First Practice Management
- Posted Monday July 17, 2017
Figures published by NHS Digital have shown that 202 GP practices in England closed or merged in the 12 months preceding June 2017, with less than ten new practices opening in that time.
The north of England saw more than 60 practices either close or merge between 1 July 2016 and 30 June 2017, while the south of England saw upwards of 50 close or merge over the same period.

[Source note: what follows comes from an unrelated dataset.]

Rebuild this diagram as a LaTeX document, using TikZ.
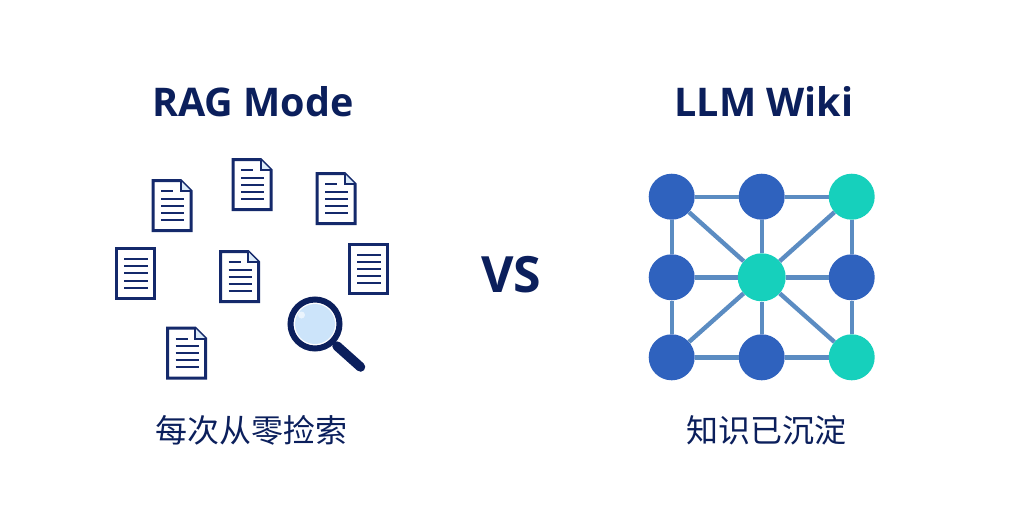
\documentclass[tikz,border=0pt]{standalone}
\usepackage{fontspec}
\setmainfont{Open Sans}
\newfontfamily\cjk{Noto Sans CJK SC}
\definecolor{navy}{HTML}{0B1F5C}
\definecolor{docblue}{HTML}{14296B}
\definecolor{nodeblue}{HTML}{2F62BE}
\definecolor{nodeteal}{HTML}{16D0BC}
\definecolor{edgeblue}{HTML}{5B8CC2}
\definecolor{lensblue}{HTML}{CCE4FA}
\definecolor{foldblue}{HTML}{DCEBF9}
\tikzset{
  x=1pt,y=-1pt,
  title/.style={font=\fontsize{39.5}{39.5}\selectfont\bfseries,text=navy,inner sep=0pt,anchor=base},
  caption/.style={font=\cjk\fontsize{32}{32}\selectfont,text=navy,inner sep=0pt,anchor=base},
  vslabel/.style={font=\fontsize{50}{50}\selectfont\bfseries,text=navy,inner sep=0pt,anchor=base},
  docoutline/.style={draw=docblue,line width=3pt,fill=white,line join=miter},
  docline/.style={draw=docblue,line width=2pt},
  bluenode/.style={circle,fill=nodeblue,minimum size=46pt,inner sep=0pt},
  tealnode/.style={circle,fill=nodeteal,minimum size=46pt,inner sep=0pt},
  centernode/.style={circle,fill=nodeteal,minimum size=48pt,inner sep=0pt},
  link/.style={draw=edgeblue,line width=4.4pt},
}
\newcommand{\foldeddoc}[2]{%
  \begin{scope}[shift={(#1,#2)}]
    \draw[docoutline] (1,1) -- (28.5,1) -- (39,11.5) -- (39,51) -- (1,51) -- cycle;
    \fill[foldblue] (28.5,1) -- (28.5,11.5) -- (39,11.5) -- cycle;
    \draw[docline] (28.5,1) -- (28.5,11.5) -- (39,11.5);
    \draw[docline] (9,11.5) -- (21,11.5);
    \foreach \ly in {19,26,33,40} \draw[docline] (9,\ly) -- (32,\ly);
  \end{scope}}
\newcommand{\plaindoc}[2]{%
  \begin{scope}[shift={(#1,#2)}]
    \draw[docoutline] (1,1) rectangle (39,50.5);
    \foreach \ly in {11.5,18.5,25.5,33,40} \draw[docline] (8.5,\ly) -- (32,\ly);
  \end{scope}}
\begin{document}
\begin{tikzpicture}
\useasboundingbox[fill=white] (0,0) rectangle (1024,512);
\node[title] (ragtitle) at (253,116) {RAG Mode};
\node[title] (wikititle) at (764,116) {LLM Wiki};
\node[vslabel] (vs) at (511.5,292) {VS};
\node[caption] (ragcap) at (251.5,442) {每次从零捡索};
\node[caption] (wikicap) at (766.5,442) {知识已沉淀};

\foldeddoc{152}{179.5}
\foldeddoc{232}{158.5}
\foldeddoc{316}{172.5}
\plaindoc{115.5}{247.5}
\foldeddoc{219.5}{250.5}
\plaindoc{348.5}{243}
\foldeddoc{166.5}{327}

% magnifier
\draw[draw=navy,line width=9.5pt,line cap=round] (337,346) -- (360.5,367);
\fill[white] (315,324) circle (24);
\fill[lensblue] (315,324) circle (20);
\fill[white,opacity=.6] (301.5,315) circle (3.5);
\draw[draw=navy,line width=6pt] (315,324) circle (24.5);

% network
\node[bluenode] (tl) at (671.7,196.7) {};
\node[bluenode] (tm) at (761.7,196.7) {};
\node[tealnode] (tr) at (851.7,196.7) {};
\node[bluenode] (ml) at (671.7,277.3) {};
\node[centernode] (c) at (761.7,277.3) {};
\node[bluenode] (mr) at (851.7,277.3) {};
\node[bluenode] (bl) at (671.7,357.3) {};
\node[bluenode] (bm) at (761.7,357.3) {};
\node[tealnode] (br) at (851.7,357.3) {};
\foreach \a/\b in {tl/tm,tm/tr,ml/c,c/mr,bl/bm,bm/br,tl/ml,ml/bl,tm/c,c/bm,tr/mr,mr/br,tl/c,tr/c,bl/c,br/c}
  \draw[link] (\a) -- (\b);
\end{tikzpicture}
\end{document}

Only eight new practices opened in the whole of England in the course of the 12 months.
Professor Helen Stokes-Lampard, chair of the Royal College of GPs, has said the closures are at least partially to blame on the increasing stress being placed on primary care providers:
“It’s not clear with these figures why practices have closed – some may have merged, and others may have closed as a result of working ‘at scale’, which can bring benefits for patients through pooling resources to provide additional services or better appointment access.
“But this won’t always be the case and when practices are being forced to close because GPs and their teams can no longer cope with ever-growing patient demand without the necessary funding and resources, it’s a huge problem.”
Dr Richard Vautrey, BMA GP committee acting chair, was also concerned about what the closures mean for the future of general practice: “The government has long ignored GPs’ warnings that general practice is struggling to cope, but this is further evidence that the service is at breaking point.
“With over 200 practices closed or merged in the last year and many more struggling to manage their workload pressures it is time for government and NHS England to step up their efforts to resolve this crisis before even more patients lose their much loved local GP service.”